I’m working on a project where I need to save captcha images using a headless Chrome browser. The goal is to keep the image quality intact without resorting to screenshots. I tried converting the image to a data-URI and saving it, but the result isn’t as crisp as the original captcha.
Here’s a simplified version of what I attempted:
captcha_element = driver.find_element_by_id('captcha-img')
data_uri = driver.execute_script('''
let img = arguments[0];
let canvas = document.createElement('canvas');
canvas.width = img.width;
canvas.height = img.height;
canvas.getContext('2d').drawImage(img, 0, 0);
return canvas.toDataURL('image/png');
''', captcha_element)
with open('saved_captcha.png', 'wb') as file:
file.write(base64.b64decode(data_uri.split(',')[1]))

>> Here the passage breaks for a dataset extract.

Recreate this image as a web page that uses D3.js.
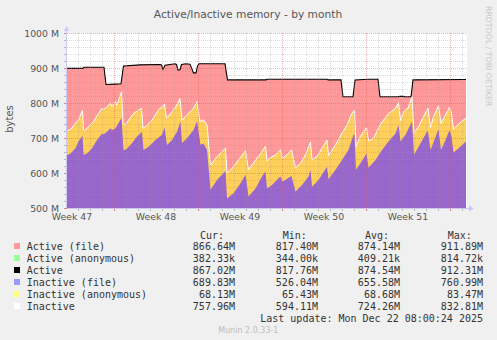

This method works, but the saved image looks pixelated when zoomed in, unlike the original captcha. Does anyone know how to maintain the original quality when saving the image? Or is there a better approach for capturing high-quality captchas in headless mode?
I’ve encountered similar issues when working with captcha images in headless browsers. One approach that’s worked well for me is to use the ‘screenshot’ method directly on the captcha element, rather than converting to a data-URI. This tends to preserve the original quality better.
This method bypasses the canvas conversion step, which can sometimes introduce artifacts. Additionally, ensure you’re using the latest version of Selenium and ChromeDriver, as older versions might have issues with image quality in headless mode.
If you’re still facing quality issues, consider adjusting the DPI settings or using a higher resolution display for the headless browser. These tweaks can sometimes make a significant difference in the output quality.
I’ve dealt with similar challenges in my web scraping projects. One effective method I’ve found is using the ‘requests’ library to directly download the image. Here’s a quick example:
import requests
captcha_url = driver.find_element_by_id('captcha-img').get_attribute('src')
response = requests.get(captcha_url)
with open('captcha.png', 'wb') as file:
file.write(response.content)
This approach bypasses browser rendering entirely, fetching the image straight from the source. It’s been reliable for maintaining original quality in my experience. Just make sure your session cookies are properly set if the captcha requires authentication.
Another tip: if you’re dealing with SVG captchas, consider using a library like CairoSVG to convert them to high-quality PNGs. It’s saved me countless headaches with vector-based captchas.